D’autres champs d’applications sont prévus par ce projet: « les violences collectives », « la reconstitution de groupement dissous » et « la criminalité et de la délinquance organisées », relevant à la base des compétences de la police judiciaire. Autant de termes floues aux interprétations variées. Le président du Conseil national du numérique, Benoit Thieulin, déplore «des champs définis de façon très large [qui NDLR] ouvrent la voie à la généralisation de méthodes intrusives».
Etat d’urgence permanent
Le projet de loi sur le renseignement s’articule sur le processus amorcé avec l’adoption du Plan Vigipirate adopté après les émeutes péri-urbaines de France, en 2005, et la réintégration de la France au commandement intégré de l’OTAN, en 2008. Ces deux mesures avaient été prises par Nicolas Sarkozy, la première en tant que ministre de l’intérieur, la seconde en tant que Président de la république. Cette loi risque de placer la France en une sorte d’état d’urgence permanent et de tendre à rapprocher le pays du schéma américain et du PRISM (système de surveillance massive et généralisé mis en place par la (NSA). Bien que le pouvoir s’en défende, la France, vaille que vaille, s’achemine inexorablement vers une sorte de Patriot Act, édulcoré par de gardes fous, vraisemblablement inopérants sur le plan pratique.
L’urgence d’un danger imminent, fréquent en matière de terrorisme, pourra être fréquemment invoqué pour contourner les autorisations préalables et justifier les contrôles à posteriori, absoudre les fautes graves, comme c’est souvent le cas en matière de «bavures policières» où les dégâts collatéraux tiennent lieu d’excuses absolutoires. L’opinion publique y est prête, sinon préparée depuis dix ans par des experts auto-proclamés de la lutte anti-terroriste, tel Alain Bauer, l’ami de Manuel Valls, l’homme qui, par ses théories anxiogènes, a grandement ouvert les portes à la vidéo surveillance des villes. La commune de Levallois Perret, dirigée par cet honnète homme qu’est Patrick Balkany, en est une parfaite exemple.

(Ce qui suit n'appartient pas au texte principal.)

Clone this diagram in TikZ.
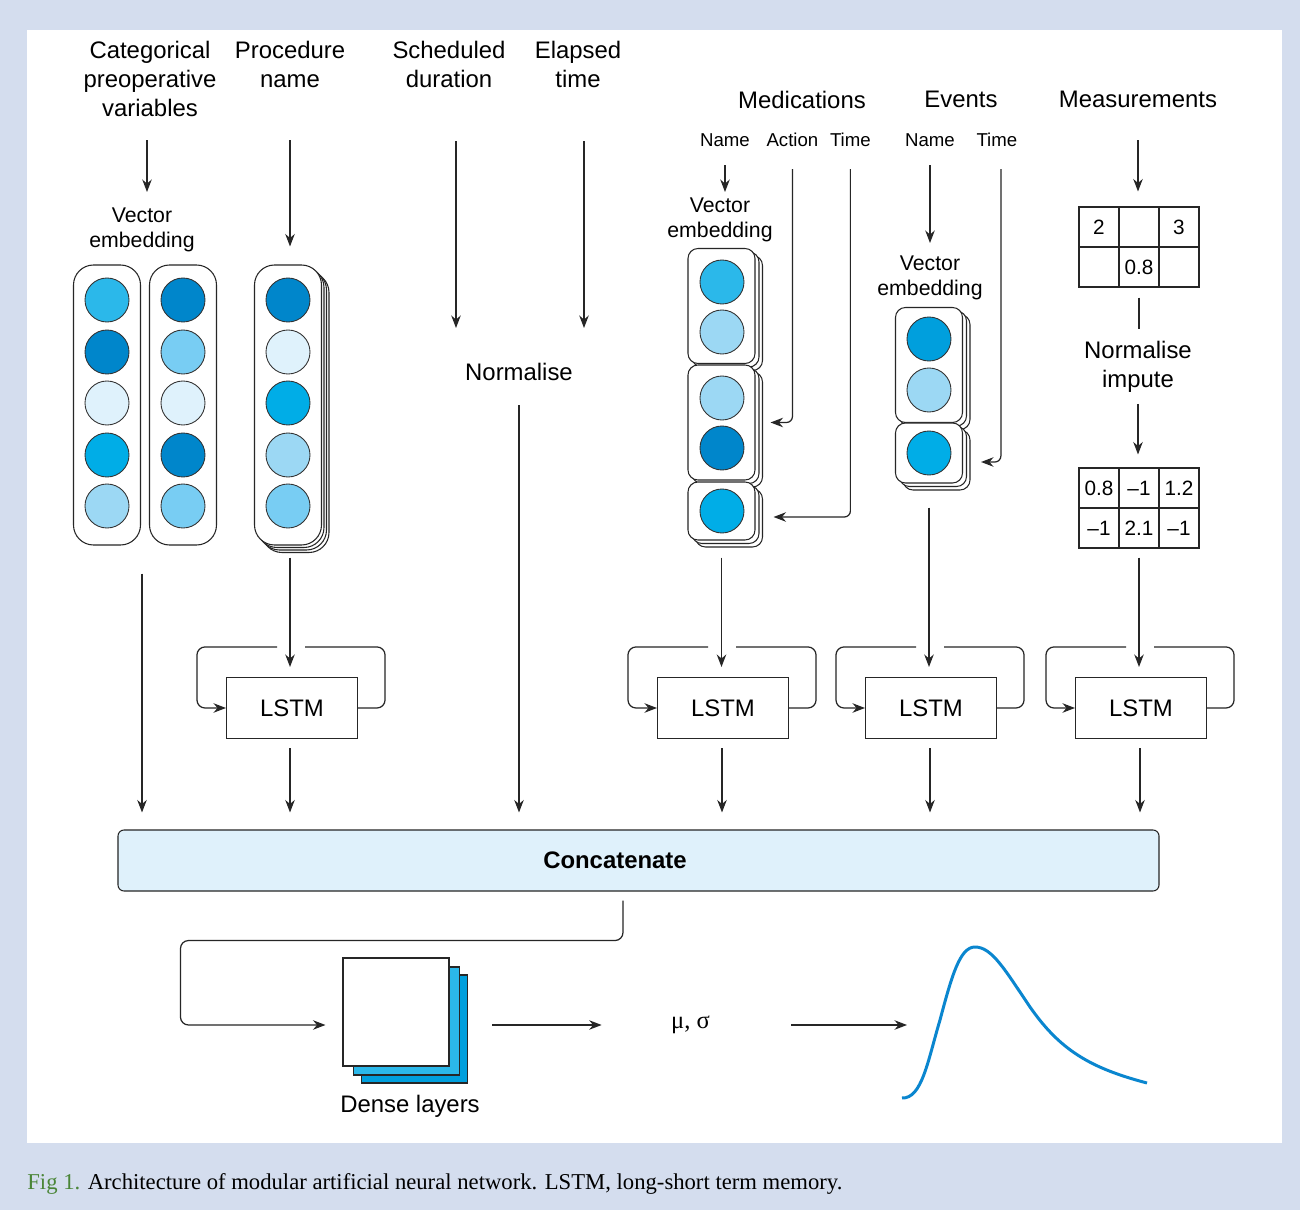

La lutte contre le terrorisme a déjà fait l’objet de quatorze lois depuis 1986. La dernière en date, votée en 2014, prévoit la possibilité d’interdire toute sortie du territoire à des personnes susceptibles de rejoindre des pays liés au terrorisme. L’arsenal antiterroriste doit-il encore être musclé ? La question fait polémique et risque de perdurer.